(Rows from a dataset of charts and code)
◇ ◇ ◇ ◇
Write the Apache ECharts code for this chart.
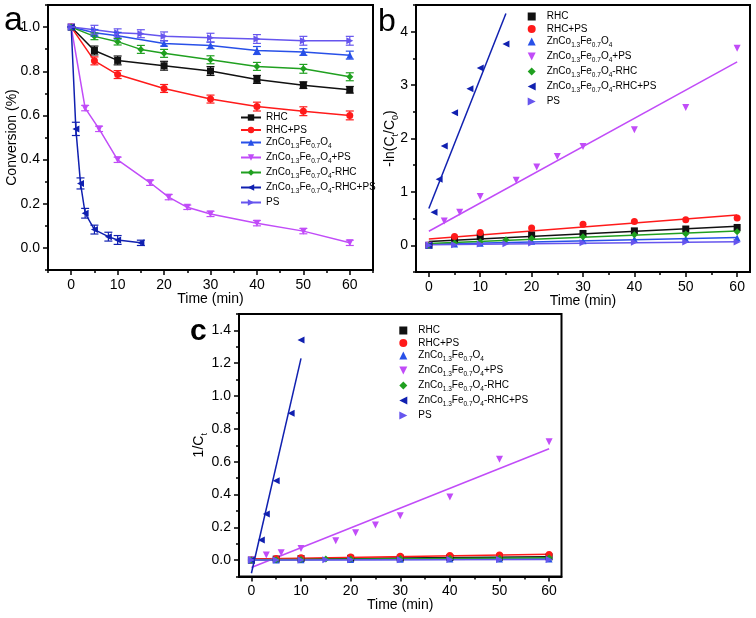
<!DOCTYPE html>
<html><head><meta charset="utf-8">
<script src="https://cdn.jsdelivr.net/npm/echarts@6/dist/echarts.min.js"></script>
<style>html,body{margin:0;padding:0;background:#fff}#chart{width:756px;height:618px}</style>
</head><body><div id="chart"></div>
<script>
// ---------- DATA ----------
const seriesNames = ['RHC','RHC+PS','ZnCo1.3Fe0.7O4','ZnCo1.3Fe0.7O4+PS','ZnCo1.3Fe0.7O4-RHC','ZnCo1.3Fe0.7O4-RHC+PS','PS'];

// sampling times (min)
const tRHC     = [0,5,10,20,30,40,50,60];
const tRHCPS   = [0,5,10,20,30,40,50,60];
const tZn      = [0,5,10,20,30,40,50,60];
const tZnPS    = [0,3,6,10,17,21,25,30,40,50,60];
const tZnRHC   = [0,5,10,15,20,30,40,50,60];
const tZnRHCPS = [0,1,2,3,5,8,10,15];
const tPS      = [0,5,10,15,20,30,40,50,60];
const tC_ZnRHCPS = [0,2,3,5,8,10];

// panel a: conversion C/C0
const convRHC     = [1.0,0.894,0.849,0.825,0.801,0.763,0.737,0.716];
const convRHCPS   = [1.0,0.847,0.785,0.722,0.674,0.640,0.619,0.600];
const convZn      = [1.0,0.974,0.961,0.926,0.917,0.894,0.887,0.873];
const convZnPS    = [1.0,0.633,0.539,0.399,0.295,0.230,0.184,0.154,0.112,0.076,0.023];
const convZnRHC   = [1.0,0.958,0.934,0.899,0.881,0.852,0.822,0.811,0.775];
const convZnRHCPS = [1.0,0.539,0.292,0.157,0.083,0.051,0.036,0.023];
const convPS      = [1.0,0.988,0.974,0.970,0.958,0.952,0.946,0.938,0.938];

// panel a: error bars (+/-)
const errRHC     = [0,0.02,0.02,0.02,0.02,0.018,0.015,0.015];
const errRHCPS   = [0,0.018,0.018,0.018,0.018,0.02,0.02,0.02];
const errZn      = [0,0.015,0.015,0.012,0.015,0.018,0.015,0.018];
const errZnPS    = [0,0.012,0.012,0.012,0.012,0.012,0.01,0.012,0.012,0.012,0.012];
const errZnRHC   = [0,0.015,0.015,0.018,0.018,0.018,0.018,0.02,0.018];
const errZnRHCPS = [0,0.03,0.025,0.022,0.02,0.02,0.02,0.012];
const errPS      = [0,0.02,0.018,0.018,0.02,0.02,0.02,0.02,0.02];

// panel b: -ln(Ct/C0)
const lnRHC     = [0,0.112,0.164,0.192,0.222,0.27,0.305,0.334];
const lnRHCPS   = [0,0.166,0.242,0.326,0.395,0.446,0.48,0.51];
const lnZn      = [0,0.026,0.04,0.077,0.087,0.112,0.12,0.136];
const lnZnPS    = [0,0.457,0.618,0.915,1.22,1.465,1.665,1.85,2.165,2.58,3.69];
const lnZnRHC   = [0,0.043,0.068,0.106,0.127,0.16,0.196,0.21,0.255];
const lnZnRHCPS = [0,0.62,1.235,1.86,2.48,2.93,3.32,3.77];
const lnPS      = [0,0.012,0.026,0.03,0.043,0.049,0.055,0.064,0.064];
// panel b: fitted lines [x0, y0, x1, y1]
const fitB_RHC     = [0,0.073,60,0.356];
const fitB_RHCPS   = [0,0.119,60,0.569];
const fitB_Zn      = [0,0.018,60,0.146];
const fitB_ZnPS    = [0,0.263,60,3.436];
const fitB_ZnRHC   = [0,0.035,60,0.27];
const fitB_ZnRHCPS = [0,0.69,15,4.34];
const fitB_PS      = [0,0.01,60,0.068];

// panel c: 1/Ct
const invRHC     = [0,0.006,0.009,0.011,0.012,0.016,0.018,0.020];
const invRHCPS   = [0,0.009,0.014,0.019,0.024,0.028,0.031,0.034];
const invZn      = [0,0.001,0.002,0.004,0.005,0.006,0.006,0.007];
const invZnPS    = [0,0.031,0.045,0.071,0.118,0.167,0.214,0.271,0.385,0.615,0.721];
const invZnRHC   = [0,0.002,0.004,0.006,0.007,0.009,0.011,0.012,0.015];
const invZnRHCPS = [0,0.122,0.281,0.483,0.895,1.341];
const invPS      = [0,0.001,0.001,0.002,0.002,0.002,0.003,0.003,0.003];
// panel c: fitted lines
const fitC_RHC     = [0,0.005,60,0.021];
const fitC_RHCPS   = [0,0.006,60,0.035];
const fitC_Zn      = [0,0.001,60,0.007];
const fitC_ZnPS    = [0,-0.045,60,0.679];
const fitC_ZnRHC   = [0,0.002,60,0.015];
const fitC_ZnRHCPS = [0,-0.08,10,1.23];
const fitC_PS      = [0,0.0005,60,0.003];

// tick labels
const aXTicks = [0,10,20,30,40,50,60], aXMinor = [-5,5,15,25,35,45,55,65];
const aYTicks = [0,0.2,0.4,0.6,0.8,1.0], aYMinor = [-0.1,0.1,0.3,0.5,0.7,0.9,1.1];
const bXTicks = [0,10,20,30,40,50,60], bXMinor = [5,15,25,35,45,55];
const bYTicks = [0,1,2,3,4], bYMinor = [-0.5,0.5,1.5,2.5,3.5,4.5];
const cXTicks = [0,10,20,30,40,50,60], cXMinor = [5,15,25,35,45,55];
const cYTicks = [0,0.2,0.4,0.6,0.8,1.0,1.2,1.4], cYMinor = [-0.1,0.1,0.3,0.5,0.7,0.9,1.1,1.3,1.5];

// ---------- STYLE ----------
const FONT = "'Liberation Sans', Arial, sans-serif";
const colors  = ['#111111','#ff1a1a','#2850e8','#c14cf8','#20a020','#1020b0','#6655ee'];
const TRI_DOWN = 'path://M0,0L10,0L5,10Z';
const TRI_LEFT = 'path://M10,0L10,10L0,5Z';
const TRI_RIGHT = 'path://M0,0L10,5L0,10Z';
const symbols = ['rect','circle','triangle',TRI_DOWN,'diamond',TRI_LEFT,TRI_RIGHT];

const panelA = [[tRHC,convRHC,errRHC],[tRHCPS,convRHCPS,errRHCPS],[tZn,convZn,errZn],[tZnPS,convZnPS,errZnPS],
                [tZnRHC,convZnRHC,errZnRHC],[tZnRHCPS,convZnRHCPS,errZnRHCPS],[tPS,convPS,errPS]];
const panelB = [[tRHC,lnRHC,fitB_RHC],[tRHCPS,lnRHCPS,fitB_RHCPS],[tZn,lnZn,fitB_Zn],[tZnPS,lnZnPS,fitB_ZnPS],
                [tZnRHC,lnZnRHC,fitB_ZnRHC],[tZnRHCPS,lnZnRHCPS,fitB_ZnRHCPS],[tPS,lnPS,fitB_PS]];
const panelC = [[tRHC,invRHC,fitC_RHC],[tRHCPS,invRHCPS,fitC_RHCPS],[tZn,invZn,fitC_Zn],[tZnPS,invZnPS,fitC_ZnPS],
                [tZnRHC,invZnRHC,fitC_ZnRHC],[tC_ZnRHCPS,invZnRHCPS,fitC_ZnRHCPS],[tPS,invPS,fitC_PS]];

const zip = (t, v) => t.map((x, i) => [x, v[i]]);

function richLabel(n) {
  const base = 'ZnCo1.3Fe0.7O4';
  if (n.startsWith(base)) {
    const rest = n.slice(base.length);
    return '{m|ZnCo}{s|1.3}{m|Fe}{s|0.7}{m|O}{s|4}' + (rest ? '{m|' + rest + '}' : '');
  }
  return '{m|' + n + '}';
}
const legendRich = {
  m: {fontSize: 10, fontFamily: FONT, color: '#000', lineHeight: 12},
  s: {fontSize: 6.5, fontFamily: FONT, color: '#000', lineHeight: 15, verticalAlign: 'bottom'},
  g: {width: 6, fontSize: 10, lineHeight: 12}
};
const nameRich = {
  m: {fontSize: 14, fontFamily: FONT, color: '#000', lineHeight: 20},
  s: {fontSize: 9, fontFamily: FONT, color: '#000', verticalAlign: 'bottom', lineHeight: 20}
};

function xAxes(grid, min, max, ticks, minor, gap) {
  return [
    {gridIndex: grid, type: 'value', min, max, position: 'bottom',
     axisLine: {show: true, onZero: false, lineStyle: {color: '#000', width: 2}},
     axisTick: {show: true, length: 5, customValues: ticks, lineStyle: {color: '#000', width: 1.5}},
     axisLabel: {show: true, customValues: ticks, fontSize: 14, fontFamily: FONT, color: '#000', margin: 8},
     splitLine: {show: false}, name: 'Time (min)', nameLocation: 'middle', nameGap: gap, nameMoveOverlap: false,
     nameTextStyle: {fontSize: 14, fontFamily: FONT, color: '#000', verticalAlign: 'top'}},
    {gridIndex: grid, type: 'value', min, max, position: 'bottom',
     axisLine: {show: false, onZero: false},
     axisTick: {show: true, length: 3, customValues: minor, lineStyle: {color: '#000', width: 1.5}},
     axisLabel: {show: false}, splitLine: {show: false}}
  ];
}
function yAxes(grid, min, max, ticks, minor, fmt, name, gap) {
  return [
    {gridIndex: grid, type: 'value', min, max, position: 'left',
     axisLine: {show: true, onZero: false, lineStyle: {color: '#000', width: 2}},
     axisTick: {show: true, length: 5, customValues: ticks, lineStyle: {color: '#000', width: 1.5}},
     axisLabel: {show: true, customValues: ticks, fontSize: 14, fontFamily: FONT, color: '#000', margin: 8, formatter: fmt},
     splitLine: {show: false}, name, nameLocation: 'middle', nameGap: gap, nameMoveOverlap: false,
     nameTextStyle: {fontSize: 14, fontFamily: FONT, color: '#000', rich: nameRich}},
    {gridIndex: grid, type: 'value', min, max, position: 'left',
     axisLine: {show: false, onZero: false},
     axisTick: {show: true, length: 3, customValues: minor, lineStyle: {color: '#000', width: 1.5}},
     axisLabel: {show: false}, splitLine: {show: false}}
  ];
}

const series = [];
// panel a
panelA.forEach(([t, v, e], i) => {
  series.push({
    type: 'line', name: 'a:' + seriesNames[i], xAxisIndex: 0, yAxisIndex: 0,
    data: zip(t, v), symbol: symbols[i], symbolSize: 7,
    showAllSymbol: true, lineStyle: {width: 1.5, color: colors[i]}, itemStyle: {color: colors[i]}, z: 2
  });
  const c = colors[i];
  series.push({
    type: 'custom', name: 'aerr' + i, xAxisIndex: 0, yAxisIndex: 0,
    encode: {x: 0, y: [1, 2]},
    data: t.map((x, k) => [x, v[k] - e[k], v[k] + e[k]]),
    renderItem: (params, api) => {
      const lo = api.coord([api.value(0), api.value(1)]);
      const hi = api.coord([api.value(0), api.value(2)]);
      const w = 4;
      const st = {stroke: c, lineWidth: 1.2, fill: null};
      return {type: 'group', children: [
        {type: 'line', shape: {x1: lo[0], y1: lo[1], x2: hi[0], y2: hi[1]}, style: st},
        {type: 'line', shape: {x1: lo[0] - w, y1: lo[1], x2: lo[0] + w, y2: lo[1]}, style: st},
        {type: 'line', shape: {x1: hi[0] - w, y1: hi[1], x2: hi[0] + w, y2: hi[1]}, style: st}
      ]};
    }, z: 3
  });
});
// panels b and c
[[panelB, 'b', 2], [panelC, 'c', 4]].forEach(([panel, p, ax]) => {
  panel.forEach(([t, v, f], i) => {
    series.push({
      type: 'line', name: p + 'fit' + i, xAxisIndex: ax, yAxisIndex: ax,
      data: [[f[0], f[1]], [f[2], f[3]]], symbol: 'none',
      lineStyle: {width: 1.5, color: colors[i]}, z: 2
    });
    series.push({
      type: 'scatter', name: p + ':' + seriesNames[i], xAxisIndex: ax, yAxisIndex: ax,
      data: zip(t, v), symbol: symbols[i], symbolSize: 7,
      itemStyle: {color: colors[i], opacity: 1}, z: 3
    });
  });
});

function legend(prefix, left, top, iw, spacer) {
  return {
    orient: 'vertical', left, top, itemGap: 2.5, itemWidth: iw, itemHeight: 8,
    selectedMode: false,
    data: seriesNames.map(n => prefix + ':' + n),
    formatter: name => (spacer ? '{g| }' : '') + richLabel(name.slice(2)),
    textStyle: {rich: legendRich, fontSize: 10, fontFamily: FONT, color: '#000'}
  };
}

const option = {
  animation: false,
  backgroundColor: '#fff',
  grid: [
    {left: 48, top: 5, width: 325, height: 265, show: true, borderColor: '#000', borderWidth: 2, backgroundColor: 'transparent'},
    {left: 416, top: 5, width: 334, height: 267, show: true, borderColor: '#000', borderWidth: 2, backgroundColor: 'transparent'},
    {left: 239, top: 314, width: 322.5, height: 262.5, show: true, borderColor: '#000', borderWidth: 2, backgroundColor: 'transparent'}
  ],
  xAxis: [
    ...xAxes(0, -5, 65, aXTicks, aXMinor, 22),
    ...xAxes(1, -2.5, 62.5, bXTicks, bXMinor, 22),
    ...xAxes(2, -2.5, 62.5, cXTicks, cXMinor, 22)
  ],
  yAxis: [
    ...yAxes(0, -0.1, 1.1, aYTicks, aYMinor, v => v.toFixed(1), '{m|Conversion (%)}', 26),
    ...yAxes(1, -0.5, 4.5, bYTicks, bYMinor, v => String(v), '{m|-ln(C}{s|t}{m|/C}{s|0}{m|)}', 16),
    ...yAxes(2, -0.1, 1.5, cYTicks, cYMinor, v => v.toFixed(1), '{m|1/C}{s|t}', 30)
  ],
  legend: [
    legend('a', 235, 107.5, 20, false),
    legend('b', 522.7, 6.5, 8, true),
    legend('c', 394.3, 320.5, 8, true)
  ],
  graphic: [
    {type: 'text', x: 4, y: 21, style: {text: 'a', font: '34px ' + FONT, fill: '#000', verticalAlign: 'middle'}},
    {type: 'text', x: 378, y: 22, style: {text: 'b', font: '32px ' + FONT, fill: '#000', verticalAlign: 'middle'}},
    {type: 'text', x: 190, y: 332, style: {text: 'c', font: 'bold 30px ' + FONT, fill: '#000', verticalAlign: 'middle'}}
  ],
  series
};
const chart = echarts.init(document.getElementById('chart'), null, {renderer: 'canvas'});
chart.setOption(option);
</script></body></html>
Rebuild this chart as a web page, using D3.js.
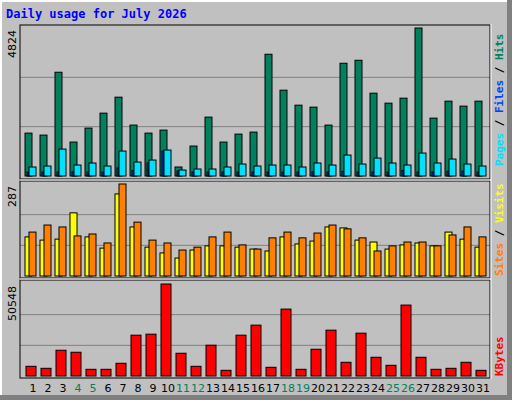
◇ ◇ ◇ ◇
> Instruction:
Track down all lines above with the string "this" and copy them.

> Exercise answer:
Write the Apache ECharts code for this chart.
Rebuild this chart as a web page, using D3.js.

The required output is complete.